From the first line of the listing below to the line with "import plotly.graph_objects as go", print each line exactly, and nothing more. Leave out the pictures.

▬▬▬

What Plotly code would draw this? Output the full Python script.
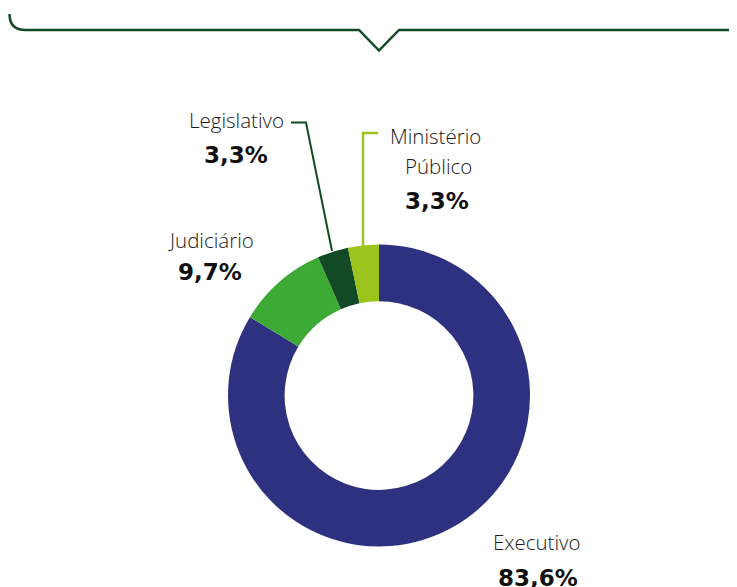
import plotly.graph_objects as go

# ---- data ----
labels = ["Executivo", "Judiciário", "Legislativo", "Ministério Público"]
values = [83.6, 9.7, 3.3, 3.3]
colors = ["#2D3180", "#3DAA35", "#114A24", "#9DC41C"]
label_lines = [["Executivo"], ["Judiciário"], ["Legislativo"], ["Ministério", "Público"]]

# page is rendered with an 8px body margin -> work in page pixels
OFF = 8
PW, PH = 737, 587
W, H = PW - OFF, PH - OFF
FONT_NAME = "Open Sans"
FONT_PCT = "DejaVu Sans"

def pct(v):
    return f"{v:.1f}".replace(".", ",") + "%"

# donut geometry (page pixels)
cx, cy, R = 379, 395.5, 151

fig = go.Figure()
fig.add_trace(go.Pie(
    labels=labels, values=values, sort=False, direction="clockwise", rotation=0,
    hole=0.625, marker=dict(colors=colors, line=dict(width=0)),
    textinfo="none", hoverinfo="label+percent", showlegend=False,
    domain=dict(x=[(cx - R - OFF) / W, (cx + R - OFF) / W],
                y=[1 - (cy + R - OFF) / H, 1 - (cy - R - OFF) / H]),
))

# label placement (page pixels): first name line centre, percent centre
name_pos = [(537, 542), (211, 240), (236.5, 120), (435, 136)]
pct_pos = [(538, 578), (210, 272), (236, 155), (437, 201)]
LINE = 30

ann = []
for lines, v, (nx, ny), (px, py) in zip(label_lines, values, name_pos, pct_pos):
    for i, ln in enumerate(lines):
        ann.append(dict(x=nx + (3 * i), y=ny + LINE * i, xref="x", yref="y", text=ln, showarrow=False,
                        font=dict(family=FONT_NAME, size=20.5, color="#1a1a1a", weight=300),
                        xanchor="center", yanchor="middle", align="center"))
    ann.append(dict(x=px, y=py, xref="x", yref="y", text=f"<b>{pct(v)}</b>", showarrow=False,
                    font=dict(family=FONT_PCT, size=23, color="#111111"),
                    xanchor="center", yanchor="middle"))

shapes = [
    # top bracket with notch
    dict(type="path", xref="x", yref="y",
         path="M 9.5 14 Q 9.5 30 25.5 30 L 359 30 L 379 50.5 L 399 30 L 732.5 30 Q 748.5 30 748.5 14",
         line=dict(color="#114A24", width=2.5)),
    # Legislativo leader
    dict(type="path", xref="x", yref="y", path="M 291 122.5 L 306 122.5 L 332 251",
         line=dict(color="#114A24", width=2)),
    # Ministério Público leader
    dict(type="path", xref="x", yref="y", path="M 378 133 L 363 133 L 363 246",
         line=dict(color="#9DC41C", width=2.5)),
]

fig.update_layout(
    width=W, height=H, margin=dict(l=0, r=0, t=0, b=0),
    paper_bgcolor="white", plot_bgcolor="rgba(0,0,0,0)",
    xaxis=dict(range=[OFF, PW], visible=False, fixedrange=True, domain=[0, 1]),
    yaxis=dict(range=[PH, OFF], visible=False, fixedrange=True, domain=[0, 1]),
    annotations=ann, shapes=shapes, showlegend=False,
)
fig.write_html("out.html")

▬▬▬

- **Solved problem**
What Plotly code would draw this? Output the full Python script.
import plotly.graph_objects as go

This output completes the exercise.